Amalia K. Amaki (born Lynda Faye Peek, July 8, 1949) is an African-American artist, art historian, educator, film critic and curator who recently resided in Tuscaloosa, Alabama, where she was Professor of Modern and Contemporary Art at the University of Alabama at Tuscaloosa from 2007 to 2012.

==Background==
Lynda Faye Peek was born in Atlanta, Georgia, the fourth of six daughters. Her father, Norman Vance Peek, was a singer with the Deep South Boys of Macon, Georgia. She was a creative child and knew from a young age that she wanted to be an artist. She met African American painter Hale Woodruff, whom she cited as an influence on her work, when she was about 10 years old and made her first sale at the age of 13. She created still lifes from yarn and burlap bags that were included in a furniture display at Rich's Department Store in Atlanta. When a customer purchased the furniture, he assumed that her work was included in the sale.

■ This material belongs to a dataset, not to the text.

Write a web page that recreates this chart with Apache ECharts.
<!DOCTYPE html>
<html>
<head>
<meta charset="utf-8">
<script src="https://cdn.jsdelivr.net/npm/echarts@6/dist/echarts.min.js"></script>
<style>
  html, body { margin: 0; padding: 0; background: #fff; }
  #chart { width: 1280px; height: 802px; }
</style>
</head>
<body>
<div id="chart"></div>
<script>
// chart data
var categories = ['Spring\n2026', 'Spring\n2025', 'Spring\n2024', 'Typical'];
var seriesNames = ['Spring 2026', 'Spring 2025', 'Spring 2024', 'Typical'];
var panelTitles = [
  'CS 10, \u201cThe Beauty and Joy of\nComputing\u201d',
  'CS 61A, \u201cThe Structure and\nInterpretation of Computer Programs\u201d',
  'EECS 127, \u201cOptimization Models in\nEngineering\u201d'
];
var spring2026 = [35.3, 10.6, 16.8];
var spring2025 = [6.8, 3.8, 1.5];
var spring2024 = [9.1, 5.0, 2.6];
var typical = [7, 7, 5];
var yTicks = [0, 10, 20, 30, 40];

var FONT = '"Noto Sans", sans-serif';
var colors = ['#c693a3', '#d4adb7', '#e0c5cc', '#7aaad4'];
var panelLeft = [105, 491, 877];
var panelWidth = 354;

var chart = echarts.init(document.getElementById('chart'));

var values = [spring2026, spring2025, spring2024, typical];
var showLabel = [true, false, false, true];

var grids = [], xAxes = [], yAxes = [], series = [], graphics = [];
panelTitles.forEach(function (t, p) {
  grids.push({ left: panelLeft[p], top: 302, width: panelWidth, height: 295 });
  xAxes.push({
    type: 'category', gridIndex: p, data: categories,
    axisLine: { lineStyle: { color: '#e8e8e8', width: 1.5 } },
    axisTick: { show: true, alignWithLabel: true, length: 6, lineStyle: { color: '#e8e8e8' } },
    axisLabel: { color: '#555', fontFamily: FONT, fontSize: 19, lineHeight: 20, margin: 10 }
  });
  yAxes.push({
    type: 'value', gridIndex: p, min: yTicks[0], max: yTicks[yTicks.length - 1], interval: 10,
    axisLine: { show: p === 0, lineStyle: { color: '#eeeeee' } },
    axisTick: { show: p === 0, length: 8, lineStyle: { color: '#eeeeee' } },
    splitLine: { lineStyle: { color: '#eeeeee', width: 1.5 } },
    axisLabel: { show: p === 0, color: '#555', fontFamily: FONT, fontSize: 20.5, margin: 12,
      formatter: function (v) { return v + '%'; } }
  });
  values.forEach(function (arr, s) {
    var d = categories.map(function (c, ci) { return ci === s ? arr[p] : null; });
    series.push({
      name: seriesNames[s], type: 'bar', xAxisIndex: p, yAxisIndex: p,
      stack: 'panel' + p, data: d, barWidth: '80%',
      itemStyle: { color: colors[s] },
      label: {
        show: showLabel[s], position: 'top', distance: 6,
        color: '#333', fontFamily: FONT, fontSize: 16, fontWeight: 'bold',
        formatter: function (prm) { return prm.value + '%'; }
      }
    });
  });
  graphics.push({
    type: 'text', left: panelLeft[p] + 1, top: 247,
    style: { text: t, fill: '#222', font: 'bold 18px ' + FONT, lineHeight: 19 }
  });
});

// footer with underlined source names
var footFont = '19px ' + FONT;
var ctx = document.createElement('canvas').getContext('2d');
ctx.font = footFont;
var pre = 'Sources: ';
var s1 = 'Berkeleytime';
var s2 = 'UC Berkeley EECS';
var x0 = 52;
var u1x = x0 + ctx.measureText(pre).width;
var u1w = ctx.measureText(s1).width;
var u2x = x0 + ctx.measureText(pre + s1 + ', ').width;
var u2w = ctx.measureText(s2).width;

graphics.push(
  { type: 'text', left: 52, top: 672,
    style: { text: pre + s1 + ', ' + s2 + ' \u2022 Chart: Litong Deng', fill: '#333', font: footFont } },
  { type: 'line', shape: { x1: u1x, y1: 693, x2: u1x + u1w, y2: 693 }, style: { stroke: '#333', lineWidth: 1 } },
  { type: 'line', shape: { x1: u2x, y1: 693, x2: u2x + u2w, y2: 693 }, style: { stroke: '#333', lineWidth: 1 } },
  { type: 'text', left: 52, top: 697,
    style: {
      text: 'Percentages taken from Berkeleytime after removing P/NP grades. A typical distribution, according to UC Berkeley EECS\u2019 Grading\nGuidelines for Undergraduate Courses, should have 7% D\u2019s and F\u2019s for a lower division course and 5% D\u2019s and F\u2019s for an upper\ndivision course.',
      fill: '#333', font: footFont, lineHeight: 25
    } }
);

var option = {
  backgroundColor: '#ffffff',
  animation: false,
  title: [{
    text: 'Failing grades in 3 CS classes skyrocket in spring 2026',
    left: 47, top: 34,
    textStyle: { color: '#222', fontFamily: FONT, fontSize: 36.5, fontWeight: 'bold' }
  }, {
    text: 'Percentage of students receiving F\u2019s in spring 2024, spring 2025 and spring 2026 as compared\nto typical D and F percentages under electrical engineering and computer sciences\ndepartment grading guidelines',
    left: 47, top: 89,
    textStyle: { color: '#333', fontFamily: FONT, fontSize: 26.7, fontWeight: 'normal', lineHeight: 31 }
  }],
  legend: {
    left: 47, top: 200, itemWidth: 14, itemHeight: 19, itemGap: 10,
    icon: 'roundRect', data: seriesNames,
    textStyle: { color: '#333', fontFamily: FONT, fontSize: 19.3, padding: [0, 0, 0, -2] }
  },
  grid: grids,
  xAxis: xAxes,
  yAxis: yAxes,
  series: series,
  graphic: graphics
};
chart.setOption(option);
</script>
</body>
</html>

Peek graduated from Georgia State University in Atlanta in 1971 with a B.A. degree in journalism and psychology. She changed her name to Amalia K. Amaki in 1978 just prior to moving to New Mexico where she obtained a B.A. degree from the University of New Mexico in Albuquerque, New Mexico, in photography and art history. Amaki earned her M.A. degree (1992) in modern European and American art and a Ph.D. (1994) in twentieth-century American art and culture from Emory University in Atlanta. Amaki has taught art history at Spelman College, Morehouse College and Atlanta College of Art in Atlanta, Georgia; Kennesaw State University in Kennesaw, Georgia; and North Georgia College and State University in Dahlonega, Georgia. In 2001, she became Curator of the Paul R. Jones Collection of African American Art at the University of Delaware in Newark, Delaware where she was on the faculty in the Art History and Black Studies Departments until 2007.^{[3]} After leaving that position, she taught art, art history, and visual studies at the University of Alabama in Tuscaloosa, Alabama until 2012.

==Artwork==
Amaki's art work explores African-American life and culture through the use of photography frequently inlaid in boxes, quilts, and fans. She embellishes these pieces with found objects, like buttons, beads, flowers, and bits of fabric. Amaki first started working with buttons as a child, when her mother gave her buttons to play with because marbles were too boyish. Her work also includes photo (cyanotype) quilts and large scale digital photographs on fabric where portraiture is used as conduits to discussions of commercial profiling, cultural branding, and methods of advancing cultural assumptions.

===Collections===
Amaki's works of art can be found in numerous private art collections throughout the world, and are included in the permanent collection of the Museum of Fine Arts, Houston in Houston, Texas; the High Museum of Art in Atlanta, Georgia; the Minnesota Museum of American Art in St. Paul, Minnesota; the University of Delaware in Newark, Delaware; the Gibbes Museum of Art in Charleston, South Carolina; the Albany Museum of Art in Albany, Georgia, the Hammonds House Museum in Atlanta, Georgia; the Museum of Contemporary Art of Georgia (MOCA-GA) in Atlanta, Georgia and the Tubman African American Museum in Macon, Georgia, among others.

=== Exhibitions ===
- "Amalia Amaki: Boxes, Buttons and the Blues," an exhibition including 80 mixed-media works, resulted from a collaboration between the National Museum of Women in the Arts and the Spelman College Museum of Fine Art. It opened In Washington, D.C. at the National Museum of Women in the Arts where it was on display June 10-September 25, 2005 and then moved to Atlanta where it was at Spelman from January 26-May 13, 2006.
- “Homage: Poems and Images of Gratitude and Affection,” was hosted at the Arnold Art Gallery at Shorter University in 2011 and later at The Art Gallery at Eissey Campus, Palm Beach State College, 2014.

==Bibliography==
- Amaki, Amalia K. A Century of African American Art: The Paul R. Jones Collection. Newark, Del: University Museum, University of Delaware, 2004.
- National Museum of Women in the Arts (U.S.), Judy L. Larson, Andrea Barnwell Brownlee, Gloria Jean Wade Gayles, Leslie King-Hammond, and Amalia K. Amaki. Amalia Amaki: Boxes, Buttons and the Blues. Washington, D.C.: National Museum of Women in the Arts, 2005.
- Amaki, Amalia K. and Andrea Barnwell Brownlee. Hale Woodruff, Nancy Elizabeth Prophet, and the Academy. Seattle, WA: Spelman College Museum of Fine Art with University of Washington Press, 2007.
- Amaki, Amalia K. "Richard A. Long," introduction to Swann Galleries. The Richard A. Long Collection of African-American Art. 2014.
- Amaki, Amalia K., and Priscilla N. Davis. Tuscaloosa. Charleston, South Carolina: Arcadia Publishing, 2015.